= Fertilizer injecter =

Farming equipment
A fertilizer injector is a piece of farming equipment used by farmers to reduce labor when fertilizing a large number of crops. Though this device can be used in a variety of agricultural ways, these injectors are essential in greenhouses and nurseries. This injector is utilized every time the plants are watered, which provides consistency for necessary plant growth. This form of micro-irrigation has become more popular over the past few years, which only further contributes to how unparalleled uniformity this device provides.

Farmers accomplish fertilizing large sections of crops by combining water-soluble fertilizer and water in a tank, where it is then expelled by the injectors onto waiting crops. This process is known as fertigation. By injecting a specified amount of concentrated fertilizer into the device, the injector mixes this into what is called a stock solution. To avoid overfertilization of plants that would result in the plant's death, the precise ratio of fertilizer to water must stay consistent. The concentrated fertilizer solution is stored and mixed in a stock tank and then uniformly distributed throughout the irrigation system as a dilute solution. This distribution system provides more convenience over using dry fertilizers and ensures adequate supply of nitrogen to the plant growth.

== Injector Ratios ==
Fertilizer injector ratios are dependent on how much stock solution will be released with a set amount of water passing through the injector. Nonadjustable (fixed) fertilizer injector ratios traditionally are designed to release a specified amount depending on the model. Adjustable fertilizer injector ratios are preferred by a majority of growers to ensure that crops with varying nutrient requirements are accounted for. The recommended standard of measurement for these ratio rates is parts per million (PPM).

Types of injectors
- Venturi-type - Venturi-type injectors operate by mixing water flowing through a hose with a solution that is drawn into a connecting valve by utilizing the pressure difference between the solution tank and the water hose. These Injectors are not capable of a precise mixture ratio control. Venturi-type injectors are best utilized for small scale growing operations such as personal gardens.
- Positive Displacement Injector - Positive Displacement injectors operate by filling a tank, with a fixed volume, with a concentrated solution that is injected into the water line which has a constant flow rate. This system allows for precise mixture ratio control which is controlled by the size of the tanks, and the pistons which displace the fluid from the tanks.
- Dosatron Injectors - Dosatron injectors are placed on the water line and are powered by the water pressure. The solution is stored in a tank and injected into the water once the injector is activated by the water flow. The mixture ratio is controlled and directly proportional to the volume of water flowing into the injector.
- Anderson Injector - Anderson Injectors are positive displacement injectors that operate on either a flow metered electric pump or water pressure depending on the model. All Anderson injector models have adjustable mixture ratios from 1:50 to 1:1000. Some models can have up to six injector heads.
- Smith Injector - Smith Measuremix injectors are powered by a water motor which is turned when water flows through it and in turn powers the injector pump. The water motor and the injector pump operate on a 1:1 scale with one pump per revolution of the motor, which means the injection rate is controlled by the flow rate of the water.. Most Smith models have a mixture ratio that is permanently set at either 1:100 or 1:200 but other models designed for higher water flow rates have ratios set from 1:800 to 1:4000. Some smith models have the ability to inject two separate solutions at the same time.
- Gewa Injector - Gewa injectors, produced in Germany, unlike other injectors, does not have any suction or pump but operates exclusively on water pressure. The solution is placed inside the injector into a plastic membrane that is suspended in the tank, water is then pumped into the tank and surrounds the plastic membrane and the pressure from the water forces a set amount of the solution out of the plastic membrane and into the water line. The mixture ratio is controlled by setting the plastic membrane to only allow a specified amount of solution out. After several uses the plastic membrane must be replaced.
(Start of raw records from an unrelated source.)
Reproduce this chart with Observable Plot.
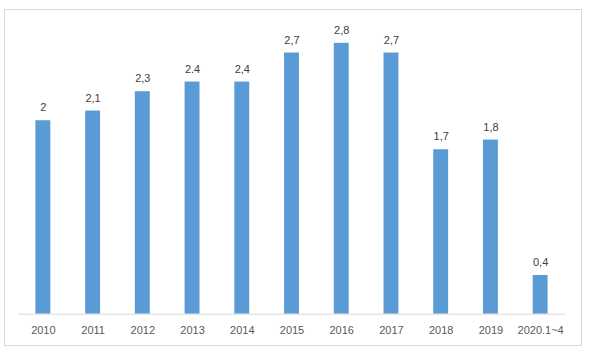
<!DOCTYPE html>
<html>
<head>
<meta charset="utf-8">
<script src="https://cdn.jsdelivr.net/npm/d3@7"></script>
<script src="https://cdn.jsdelivr.net/npm/@observablehq/plot@0.6"></script>
<style>
  body { margin: 0; background: #fff; }
  #wrap { position: relative; width: 590px; height: 352px; }
  #frame { position: absolute; left: 4px; top: 9px; width: 576px; height: 335px; border: 1px solid #d9d9d9; pointer-events: none; }
</style>
</head>
<body>
<div id="wrap"><div id="frame"></div></div>
<script>
const categories = ["2010","2011","2012","2013","2014","2015","2016","2017","2018","2019","2020.1~4"];
const values = [2, 2.1, 2.3, 2.4, 2.4, 2.7, 2.8, 2.7, 1.7, 1.8, 0.4];
const valueLabels = ["2","2,1","2,3","2.4","2,4","2,7","2,8","2,7","1,7","1,8","0,4"];

const data = categories.map((c, i) => ({cat: c, value: values[i], label: valueLabels[i]}));

const chart = Plot.plot({
  width: 590,
  height: 352,
  marginLeft: 18,
  marginRight: 25,
  marginTop: 23.5,
  marginBottom: 38.3,
  style: {fontFamily: "'Liberation Sans', Arial, sans-serif", fontSize: "11px", background: "transparent"},
  x: {domain: categories, paddingInner: 0.7, paddingOuter: 0.35, align: 0.5, round: false, label: null},
  y: {domain: [0, 3], axis: null},
  marks: [
    Plot.barY(data, {x: "cat", y: "value", fill: "#5b9bd5"}),
    Plot.ruleY([0], {stroke: "#d9d9d9", strokeWidth: 1}),
    Plot.text(data, {x: "cat", y: "value", text: "label", dy: -13, fill: "#404040", fontSize: 11}),
    Plot.axisX({tickSize: 0, tickPadding: 12, fill: "#595959", fontSize: 11, label: null})
  ]
});
document.getElementById("wrap").prepend(chart);
</script>
</body>
</html>
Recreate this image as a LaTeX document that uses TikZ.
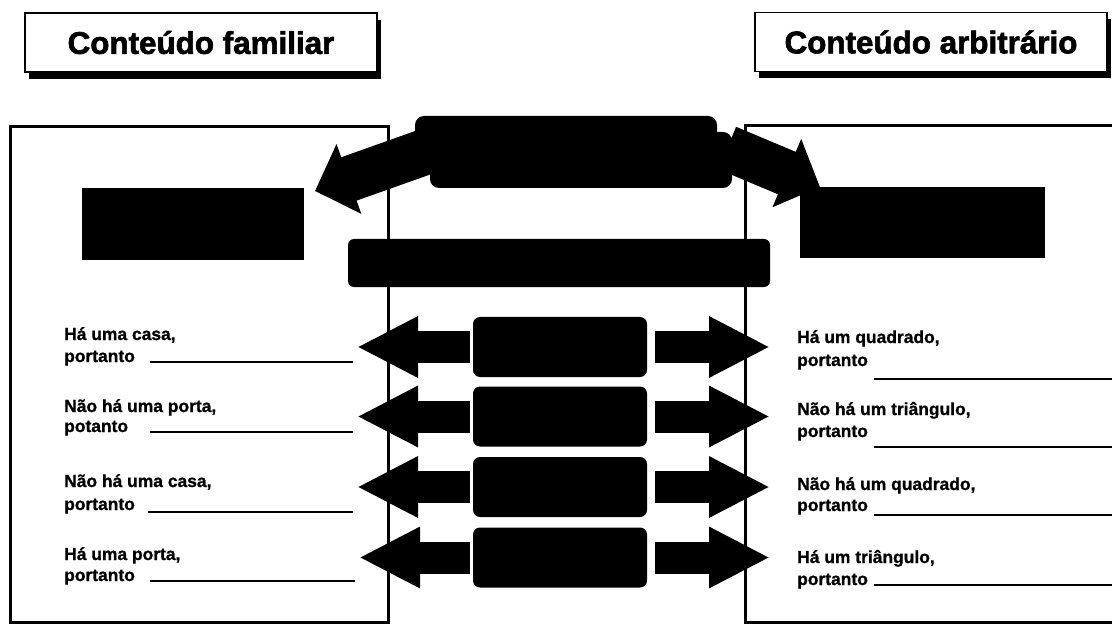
\documentclass[tikz,border=0pt]{standalone}
\usepackage{fontspec}
\setmainfont{Liberation Sans}
\newfontfamily\heavyfont[FakeBold=2]{Liberation Sans Bold}
\newfontfamily\smallheavy[FakeBold=1]{Liberation Sans Bold}
\usetikzlibrary{arrows.meta,shadows,backgrounds}

\begin{document}
\begin{tikzpicture}[x=1bp, y=-1bp,
  titlebox/.style={draw, line width=1.6bp, fill=white, minimum width=352bp, minimum height=59bp, inner sep=0pt,
    font=\fontsize{31.5}{36}\heavyfont,
    drop shadow={shadow xshift=4bp, shadow yshift=-7bp, opacity=1, fill=black}},
  panel/.style={draw, line width=3bp},
  blackbox/.style={fill=black, inner sep=0pt},
  midbox/.style={blackbox, rounded corners=7bp, minimum width=174bp, minimum height=60bp},
  rowarrow/.style={line width=32bp, -{Triangle[length=61bp, width=57bp]}},
  bigarrow/.style={line width=46bp, -{Triangle[length=36bp, width=72bp]}},
  rowtext/.style={anchor=base west, inner sep=0pt, font=\fontsize{17.5}{22}\smallheavy},
  blank/.style={line width=2.5bp}
]
\clip (0,0) rectangle (1112,626);

% the two panels
\draw[panel] (10,127) rectangle (388,622);
\draw[panel] (745,126) rectangle (1130,622);

% boxes in the middle
\node[blackbox, rounded corners=6bp, minimum width=422bp, minimum height=48bp] (strip) at (559,263) {};
\node[midbox] (mid1) at (560,347) {};
\node[midbox] (mid2) at (560,416.5) {};
\node[midbox] (mid3) at (560,487) {};
\node[midbox] (mid4) at (560,557.5) {};

\node[blackbox, minimum width=222bp, minimum height=72bp] (lhead) at (193,224) {};
\node[blackbox, minimum width=245bp, minimum height=71bp] (rhead) at (922.5,222.5) {};

\node[blackbox, rounded corners=9bp, minimum width=302bp, minimum height=56bp,
  drop shadow={shadow xshift=15bp, shadow yshift=-16bp, opacity=1, fill=black}] (top) at (566,144) {};

% arrow ends
\coordinate (ltip) at (315,191);
\coordinate (rtip) at (820,187);
\coordinate (lt1) at (357,347);
\coordinate (lt2) at (357,416.5);
\coordinate (lt3) at (357,487);
\coordinate (lt4) at (359,557.5);
\coordinate (rt1) at (770,347);
\coordinate (rt2) at (770,416.5);
\coordinate (rt3) at (770,487);
\coordinate (rt4) at (770,557.5);

\draw[rowarrow, shorten <=3bp] (mid1) -- (lt1);
\draw[rowarrow, shorten <=3bp] (mid2) -- (lt2);
\draw[rowarrow, shorten <=3bp] (mid3) -- (lt3);
\draw[rowarrow, shorten <=3bp] (mid4) -- (lt4);
\draw[rowarrow, shorten <=8bp] (mid1) -- (rt1);
\draw[rowarrow, shorten <=8bp] (mid2) -- (rt2);
\draw[rowarrow, shorten <=8bp] (mid3) -- (rt3);
\draw[rowarrow, shorten <=8bp] (mid4) -- (rt4);

\begin{scope}[on background layer]
\draw[bigarrow] ([shift={(10,8)}]top.west) -- (ltip);
\draw[bigarrow] ([shift={(10,4)}]top.east) -- (rtip);
\end{scope}

% titles
\node[titlebox] (familiar) at (201,42.5) {Conteúdo familiar};
\node[titlebox] (arbitrary) at (931,42) {Conteúdo arbitrário};

% left sentences
\node[rowtext] (fa1) at (64,340) {Há uma casa,};
\node[rowtext] (fa1b) at (64,362) {portanto};
\node[rowtext] (fa2) at (64,412) {Não há uma porta,};
\node[rowtext] (fa2b) at (64,432) {potanto};
\node[rowtext] (fa3) at (64,487) {Não há uma casa,};
\node[rowtext] (fa3b) at (64,510) {portanto};
\node[rowtext] (fa4) at (64,560) {Há uma porta,};
\node[rowtext] (fa4b) at (64,581) {portanto};
\draw[blank] (150,362) -- (353,362);
\draw[blank] (150,432) -- (353,432);
\draw[blank] (148,512) -- (353,512);
\draw[blank] (150,581) -- (355,581);

% right sentences
\node[rowtext] (ar1) at (797,343) {Há um quadrado,};
\node[rowtext] (ar1b) at (797,366) {portanto};
\node[rowtext] (ar2) at (797,415) {Não há um triângulo,};
\node[rowtext] (ar2b) at (797,437) {portanto};
\node[rowtext] (ar3) at (797,490) {Não há um quadrado,};
\node[rowtext] (ar3b) at (797,511) {portanto};
\node[rowtext] (ar4) at (797,563) {Há um triângulo,};
\node[rowtext] (ar4b) at (797,585) {portanto};
\draw[blank] (874,379) -- (1112,379);
\draw[blank] (874,447) -- (1112,447);
\draw[blank] (874,515) -- (1112,515);
\draw[blank] (874,585) -- (1112,585);
\end{tikzpicture}
\end{document}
== Electrical conductivity meters (EC) and pH meters ==
Electrical conductivity meters (EC) and pH meters are used in conjunction to fertilizer injectors to ensure proper nitrogen and manage the pH balance in the soil. Using an EC, nitrogen level tests affirm that samples taken are showing that the mixing procedure for the injector is correct. By taking a control group and subtracting the electrical conductivity value of the untreated water, it's effectively showing the percentage of nitrogen that is required in the soil. pH levels in the soil can be controlled by adding an acid or base into the mixing tank to reach the desired pH level.